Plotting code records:
(begin)
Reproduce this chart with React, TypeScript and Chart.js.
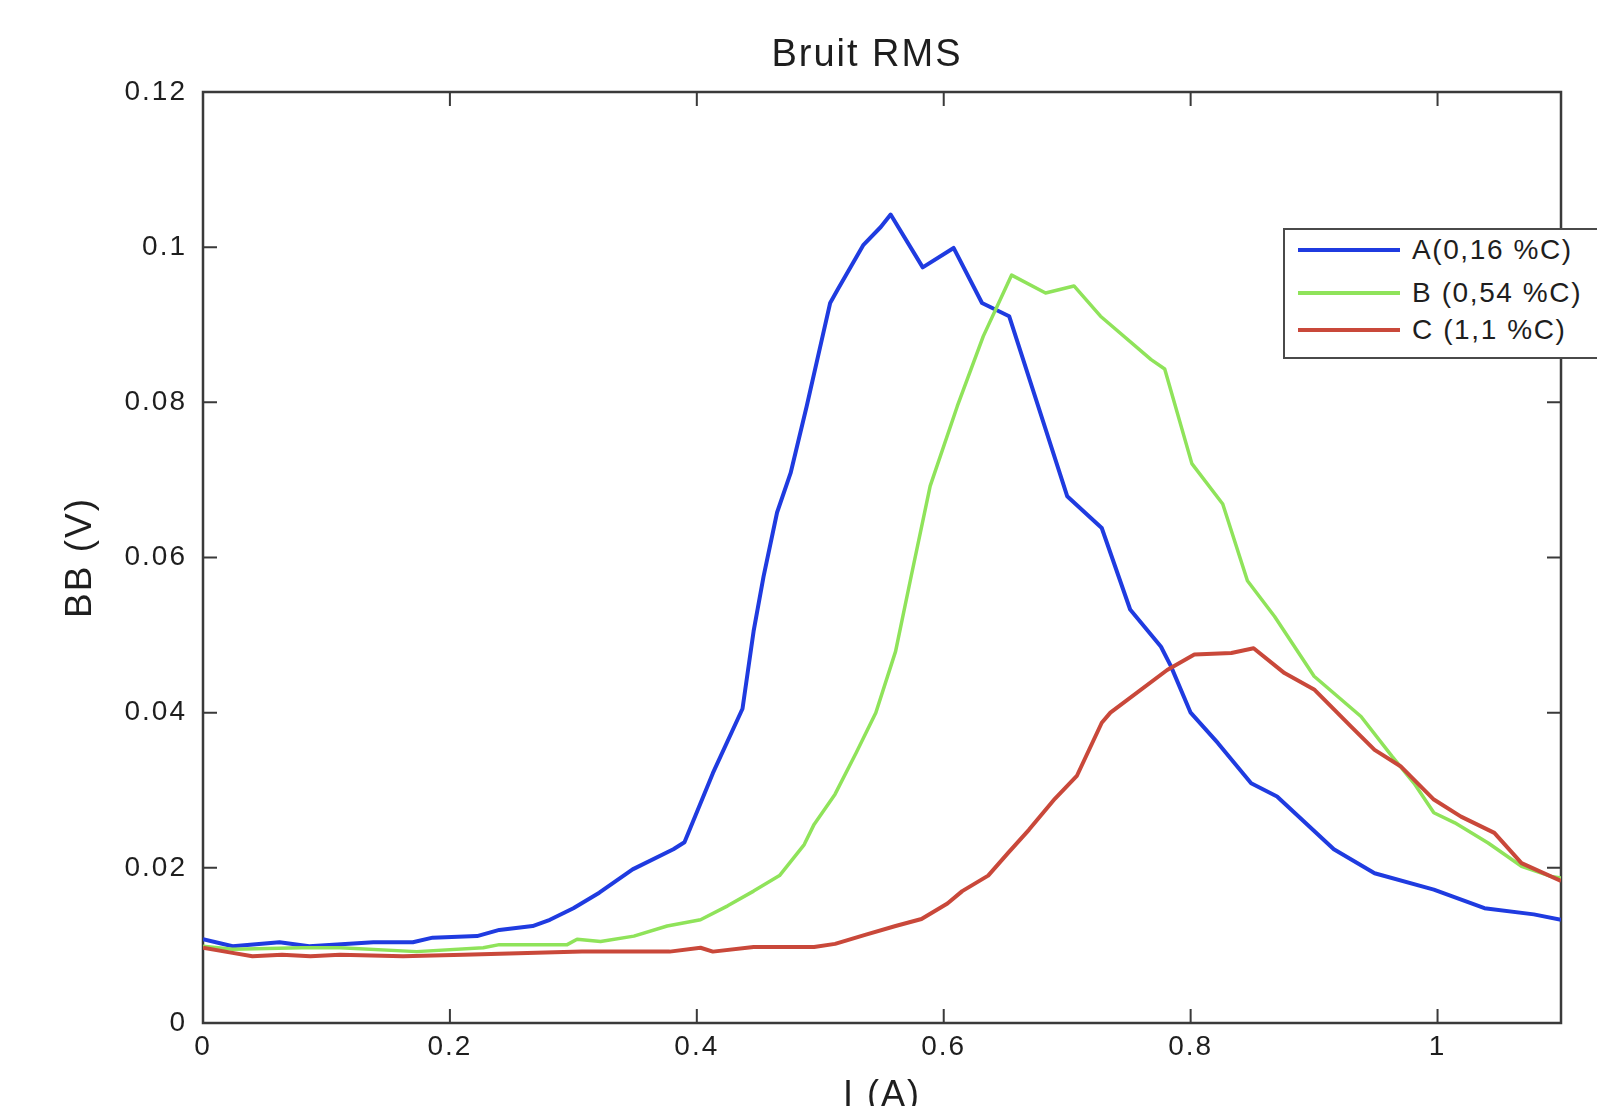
import React, { useEffect, useRef } from "react";
import { Chart, registerables } from "chart.js";

Chart.register(...registerables);

const titleText = "Bruit RMS";
const xAxisTitle = "I (A)";
const yAxisTitle = "BB (V)";
const seriesLabels = ["A(0,16 %C)", "B (0,54 %C)", "C (1,1 %C)"];
const seriesColors = ["#1f3be0", "#8fe35a", "#c9483a"];

const xTickValues = [0, 0.2, 0.4, 0.6, 0.8, 1];
const xTickLabels = ["0", "0.2", "0.4", "0.6", "0.8", "1"];
const yTickValues = [0, 0.02, 0.04, 0.06, 0.08, 0.1, 0.12];
const yTickLabels = ["0", "0.02", "0.04", "0.06", "0.08", "0.1", "0.12"];
const xRange = [0, 1.1];
const yRange = [0, 0.12];

// Series A (blue)
const aX = [0, 0.024, 0.062, 0.086, 0.138, 0.17, 0.186, 0.222, 0.24, 0.267, 0.281, 0.3, 0.321, 0.348, 0.381, 0.39, 0.413, 0.437, 0.446, 0.454, 0.465, 0.476, 0.489, 0.503, 0.508, 0.514, 0.535, 0.549, 0.557, 0.583, 0.608, 0.631, 0.653, 0.7, 0.728, 0.751, 0.776, 0.784, 0.8, 0.822, 0.849, 0.87, 0.916, 0.949, 0.997, 1.038, 1.078, 1.1];
const aY = [0.0108, 0.0099, 0.0104, 0.0099, 0.0104, 0.0104, 0.011, 0.0112, 0.012, 0.0125, 0.0133, 0.0148, 0.0168, 0.0198, 0.0224, 0.0233, 0.0322, 0.0405, 0.0505, 0.0575, 0.0658, 0.0709, 0.0795, 0.0893, 0.0928, 0.0945, 0.1003, 0.1026, 0.1042, 0.0974, 0.0999, 0.0928, 0.0911, 0.0679, 0.0638, 0.0533, 0.0485, 0.046, 0.04, 0.0361, 0.0309, 0.0292, 0.0224, 0.0193, 0.0172, 0.0148, 0.014, 0.0133];

// Series B (green)
const bX = [0, 0.024, 0.08, 0.111, 0.173, 0.227, 0.24, 0.295, 0.303, 0.322, 0.349, 0.376, 0.403, 0.425, 0.446, 0.467, 0.487, 0.495, 0.512, 0.529, 0.545, 0.561, 0.573, 0.589, 0.611, 0.632, 0.655, 0.6825, 0.7055, 0.727, 0.768, 0.779, 0.801, 0.826, 0.846, 0.868, 0.9, 0.938, 0.963, 0.981, 0.997, 1.014, 1.041, 1.068, 1.092, 1.1];
const bY = [0.0099, 0.0095, 0.0097, 0.0097, 0.0092, 0.0097, 0.0101, 0.0101, 0.0108, 0.0105, 0.0112, 0.0125, 0.0133, 0.0151, 0.017, 0.019, 0.023, 0.0256, 0.0295, 0.0348, 0.04, 0.0479, 0.0571, 0.0692, 0.0795, 0.0885, 0.0964, 0.0941, 0.095, 0.0911, 0.0855, 0.0843, 0.0721, 0.0669, 0.057, 0.0524, 0.0447, 0.0395, 0.0344, 0.0309, 0.0271, 0.0258, 0.0232, 0.0202, 0.0189, 0.0187];

// Series C (red)
const cX = [0, 0.0215, 0.04, 0.064, 0.087, 0.111, 0.162, 0.211, 0.307, 0.378, 0.403, 0.413, 0.446, 0.495, 0.512, 0.537, 0.561, 0.582, 0.603, 0.615, 0.636, 0.652, 0.669, 0.69, 0.708, 0.728, 0.735, 0.781, 0.803, 0.833, 0.851, 0.876, 0.9, 0.93, 0.949, 0.97, 0.997, 1.019, 1.046, 1.068, 1.1];
const cY = [0.0097, 0.0091, 0.0086, 0.0088, 0.0086, 0.0088, 0.0086, 0.0088, 0.0092, 0.0092, 0.0097, 0.0092, 0.0098, 0.0098, 0.0102, 0.0114, 0.0125, 0.0134, 0.0154, 0.017, 0.019, 0.0219, 0.0249, 0.0289, 0.0319, 0.0387, 0.04, 0.0455, 0.0475, 0.0477, 0.0483, 0.0451, 0.043, 0.0382, 0.0352, 0.0331, 0.0288, 0.0266, 0.0245, 0.0206, 0.0183];

const seriesX = [aX, bX, cX];
const seriesY = [aY, bY, cY];
const seriesWidths = [4, 3.5, 4];

const FONT = "'Liberation Sans', Arial, Helvetica, sans-serif";
const TEXT = "#1e1e1e";

const spacingPlugin = {
  id: "letterSpacing",
  beforeLayout(chart: any) {
    chart.ctx.letterSpacing = "2px";
  },
  afterLayout(chart: any) {
    // MATLAB centres the title slightly left of the axes box centre
    if (chart.titleBlock) chart.titleBlock.left -= 30;
  },
  beforeDraw(chart: any) {
    chart.ctx.letterSpacing = "2px";
  },
};

const boxPlugin = {
  id: "matlabBox",
  beforeDatasetsDraw(chart: any) {
    const { ctx, chartArea } = chart;
    const { left, right, top, bottom } = chartArea;
    const xs = chart.scales.x;
    const ys = chart.scales.y;
    const L = 14;
    ctx.save();
    ctx.strokeStyle = "#3a3a3a";
    ctx.lineWidth = 2.5;
    ctx.strokeRect(left, top, right - left, bottom - top);
    ctx.lineWidth = 2;
    ctx.beginPath();
    xTickValues.forEach((v) => {
      const p = xs.getPixelForValue(v);
      ctx.moveTo(p, bottom);
      ctx.lineTo(p, bottom - L);
      ctx.moveTo(p, top);
      ctx.lineTo(p, top + L);
    });
    yTickValues.forEach((v) => {
      const p = ys.getPixelForValue(v);
      ctx.moveTo(left, p);
      ctx.lineTo(left + L, p);
      ctx.moveTo(right, p);
      ctx.lineTo(right - L, p);
    });
    ctx.stroke();
    ctx.restore();
  },
};

export default function App() {
  const ref = useRef<HTMLCanvasElement | null>(null);

  useEffect(() => {
    if (!ref.current) return;
    const datasets = seriesLabels.map((label, i) => ({
      label,
      data: seriesX[i].map((x, k) => ({ x, y: seriesY[i][k] })),
      borderColor: seriesColors[i],
      backgroundColor: seriesColors[i],
      borderWidth: seriesWidths[i],
      pointRadius: 0,
      tension: 0,
      fill: false,
      order: 3 - i,
      borderJoinStyle: "round" as const,
    }));

    const chart = new Chart(ref.current, {
      type: "line",
      data: { datasets },
      options: {
        animation: false,
        responsive: false,
        devicePixelRatio: 1,
        layout: { padding: { left: 0, right: 36, top: 0, bottom: 0 } },
        plugins: {
          legend: { display: false },
          tooltip: { enabled: false },
          title: {
            display: true,
            text: titleText,
            fullSize: false,
            color: TEXT,
            font: { size: 38, family: FONT, weight: "normal", lineHeight: 1.2 },
            padding: { top: 33, bottom: 13.4 },
          },
        },
        scales: {
          x: {
            type: "linear",
            min: xRange[0],
            max: xRange[1],
            grid: { display: false, drawTicks: false },
            border: { display: false },
            afterBuildTicks: (s: any) => {
              s.ticks = xTickValues.map((v) => ({ value: v }));
            },
            afterFit: (s: any) => {
              s.height = 83;
            },
            ticks: {
              autoSkip: false,
              maxRotation: 0,
              padding: 7,
              color: TEXT,
              font: { size: 28, family: FONT },
              callback: (_v: any, i: number) => xTickLabels[i],
            },
            title: {
              display: true,
              text: xAxisTitle,
              color: TEXT,
              font: { size: 36, family: FONT, lineHeight: 1.2 },
              padding: { top: 0, bottom: -12 },
            },
          },
          y: {
            type: "linear",
            min: yRange[0],
            max: yRange[1],
            grid: { display: false, drawTicks: false },
            border: { display: false },
            afterBuildTicks: (s: any) => {
              s.ticks = yTickValues.map((v) => ({ value: v }));
            },
            afterFit: (s: any) => {
              s.width = 203;
            },
            ticks: {
              padding: 16,
              color: TEXT,
              font: { size: 28, family: FONT },
              callback: (_v: any, i: number) => yTickLabels[i],
            },
            title: {
              display: true,
              text: yAxisTitle,
              color: TEXT,
              font: { size: 37, family: FONT, lineHeight: 1.2 },
              padding: { top: 59, bottom: 0 },
            },
          },
        },
      },
      plugins: [spacingPlugin, boxPlugin],
    });
    return () => chart.destroy();
  }, []);

  const legendRows = [20, 63, 100];

  return (
    <div style={{ position: "relative", width: 1597, height: 1106, overflow: "hidden", background: "#fff" }}>
      <style>{"html,body{margin:0;padding:0;overflow:hidden;background:#fff}"}</style>
      <canvas ref={ref} width={1597} height={1106} style={{ display: "block" }} />
      <div
        style={{
          position: "absolute",
          left: 1283,
          top: 228,
          width: 340,
          height: 131,
          boxSizing: "border-box",
          border: "2px solid #4a4a4a",
          background: "#fff",
          fontFamily: FONT,
        }}
      >
        {seriesLabels.map((label, i) => (
          <div
            key={label}
            style={{
              position: "absolute",
              left: 13,
              top: legendRows[i] - 16,
              height: 32,
              display: "flex",
              alignItems: "center",
              whiteSpace: "nowrap",
            }}
          >
            <span style={{ display: "inline-block", width: 102, height: 4, background: seriesColors[i] }} />
            <span style={{ marginLeft: 12, fontSize: 28, letterSpacing: "1.6px", color: TEXT, lineHeight: 1 }}>{label}</span>
          </div>
        ))}
      </div>
    </div>
  );
}
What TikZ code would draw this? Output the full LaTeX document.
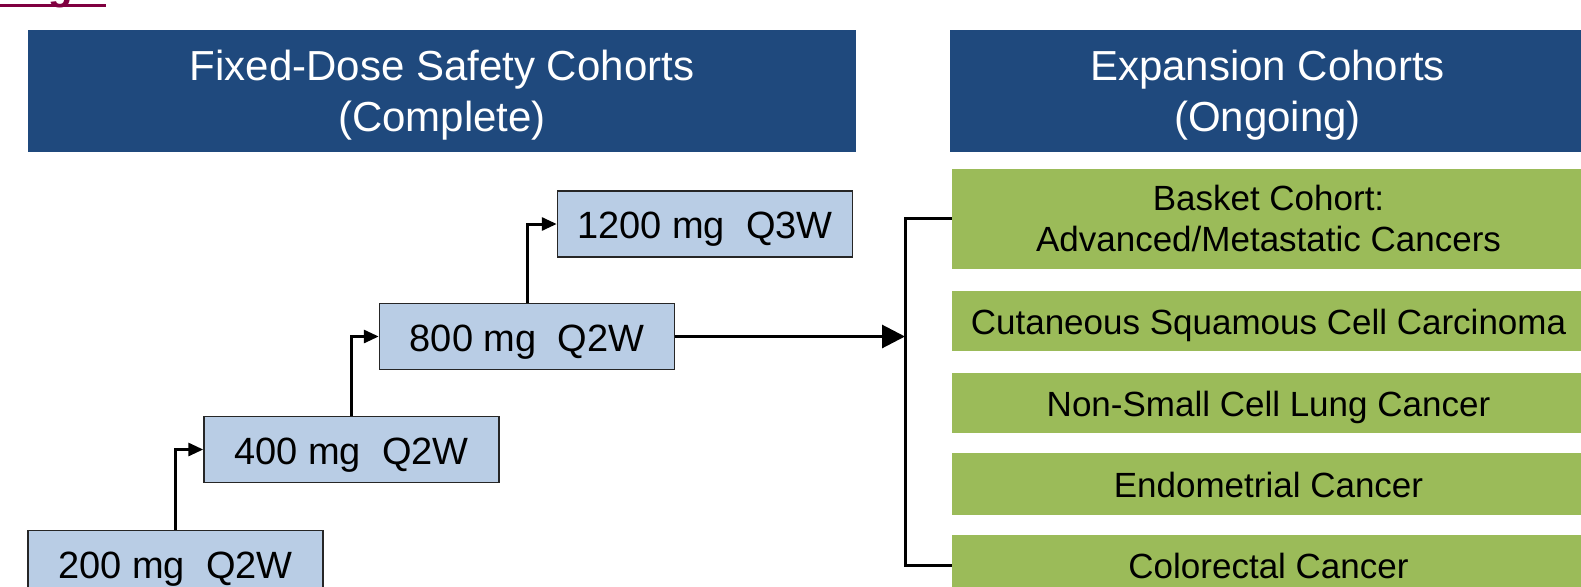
(end)
> [Problem description]:
Select all lines with the word "this" from the entries above.

> [Solved exercise]:
Reproduce this chart with React, TypeScript and Chart.js.
What TikZ code would draw this? Output the full LaTeX document.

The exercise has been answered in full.